Frescura

Frescura
Pero el ruido del mar no se comprende, / se desploma continuamente, insiste / una y otra vez, con un cansancio / con una voz borrosa y desganada.... [Circe Maia, 1932]

jueves


Ayer mi abuelo me contó que su viejo se escapaba de la facultad para ir a escuchar a Alfredo Palacios. Me lo dijo así nomás, en voz bajita para no despertar a nadie, y con total naturalidad como quien comenta el clima, algún chimento de la farándula o un sueño. Resulta que pasé todo el fin de semana en su casa en Campana y si bien con él siempre tengo tema de conversación, los tres días que me quedé a dormir, no habíamos hablado de nada muy importante. La revelación fue el Domingo a la mañana. Los dos madrugamos y nos encontramos en la escalera, y mientras bajábamos bostezando, soltó la historia como si le hubiesen pinchado la memoria. Seguimos bajando en silencio.
Termo cargado, cigarrillos, todavía en pijama, nos sentamos en la puerta de la cocina que da al patio, en el escaloncito de mármol más frío de toda la casa. Había un fresco lindo dando vueltas por las baldosas, necesario para despertar de una vez por todas al sueño que seguía haciendo fiaca en el cuerpo de los dos. Mientras le pasaba el mate dulce, como a él le gusta , pensé que escapase es una gran acto de valentía. Quizás, lo cobarde es permanecer.
Al intuir mi fascinación ante lo revelado, mi abuelo también me contó que su primo estuvo preso de joven por escribir teatro, pero que aún preso, vivía escapando. Chupé la bombilla, que estaba medio tapada, y  antes que pueda preguntarle nada, me aclaró: “mentalmente, claro.” Mientras espolvoreaba el azúcar, le dije de modo confuso pero resuelto, que así, estar puede vivirse escapando. “En  estado de fuga“, me corrigió asintiendo.

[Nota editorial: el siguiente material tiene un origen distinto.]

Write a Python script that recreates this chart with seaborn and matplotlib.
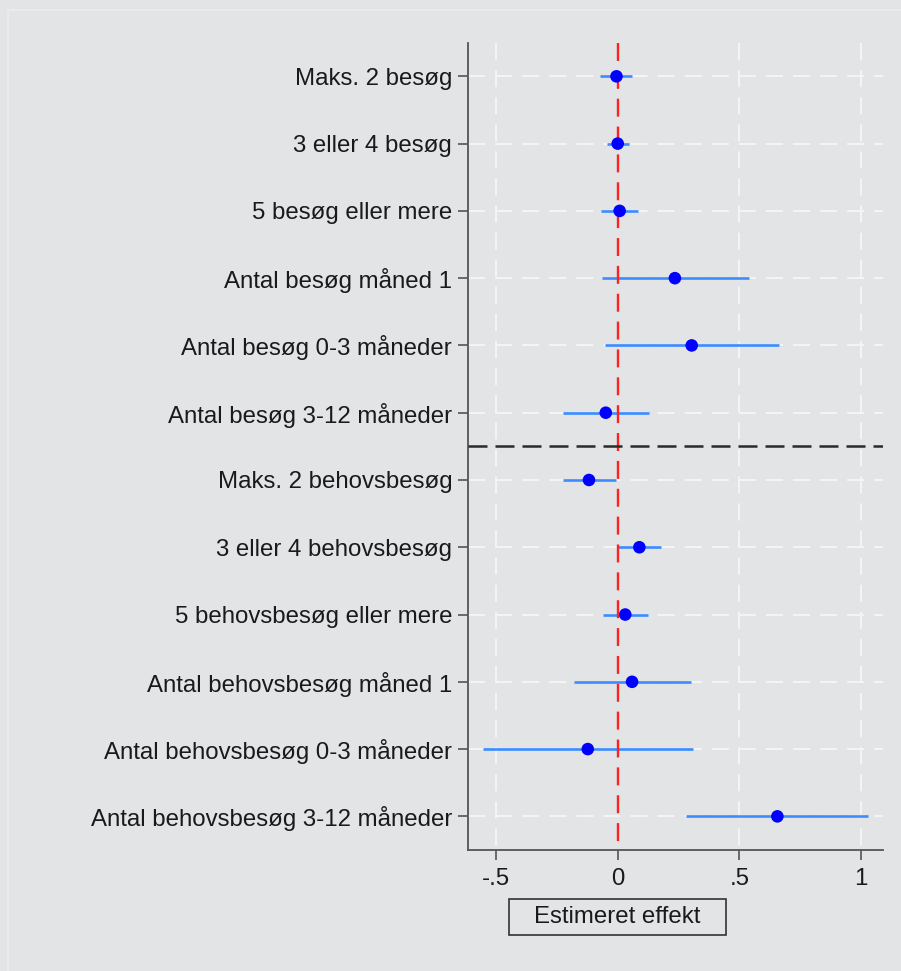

Hice silencio y me concentré en volcar la  dosis justa de azúcar para que el mate vuelva a tener el mismo sabor que el primero  de la ronda, que tanto me había festejado mi abuelo.
Como si hubiese presenciado una epifanía dije en voz alta: “O sea que no hace falta irse para escaparse. Pensado, simplemente, se puede perforar muros“. Mi abuelo colgó la mirada en una maceta  rota llena de yuyos. Siempre hace lo mismo cuando se hunde en sus pensamientos,  cuelga la mirada. Pero cuando amagó a contestar, lo interrumpí con un ¡ay! producto de la feroz mordida de Josefina, la tortuga, en mi dedo gordo del pie. Es curioso, Josefina  técnicamente podría clasificarse como una tortuga “de cemento”, porque el patio de la  casa de mis abuelos nunca tuvo pasto y desde chiquita -no sé cual es el equivalente de cachorra para tortuga- caminó sobre un piso áspero y duro, de cemento alisado. "¡Buen día, gorda!  ¿Vos también madrugaste?", mi abuelo le a habla sus tortugas. Yo también les hablo, pero la diferencia es que él recibe respuesta.
Rápido cebé otro mate y se lo pasé, intentando remendar el clima. Quería seguir hablando. Empujando a Josefina con la mano, mi abuelo achinó la mirada y deslizó un: “Claro, Julita, y no hace falta estar preso para darse cuenta.” Aproveché que estiraba su turno y se calentaba las manos con el mate para prenderme un pucho. Tenía razón el abu, y que bien se sentía escuchar su voz a la mañana. El patio vacio ofrecía una  acústica perfecta, sus palabras sonaban límpias y frescas. “No hace falta estar preso,  para sentirse preso”, pensé en voz alta y solté el humo. Subió las cejas y bajo los  párpado al mismo tiempo y me dijo que sí, pero que el asunto no es tan obvio como  parece. Seguido, me sacó el cigarrillo de la mano con confianza y antes de pitar enunció: “Saltar cada tanto por la ventana es un buen ejercicio. Solo que hay veces que  la gente no quiere hacerle frente al miedo del marco, su filo y la potencial cicatriz.”
Ya eran como las once y media, y Josefina y las otras tortugas tenían hambre y comenzaban a aparecer de entre la jungla oscura de macetas. Querían que les arrancásemos las rosa-chinas dulces que tiene mi abuela en la terraza, donde ellas no tienen acceso. No les gusta los pétalos de malvón, ni de geranio, ni mucho menos los  helechos de las paredes. Estaba por levantarme cuando mi abuelo me dijo: “Que sientan el hambre un rato más. Después van a comer mejor.” Yo me quedé quieta y me distraje con un panadero. No hablamos más hasta el almuerzo. Seguimos tomando el  mate, lavado y sin azúcar, en silencio, compartiendo los cigarrillos y mirando a las tortugas tener hambre.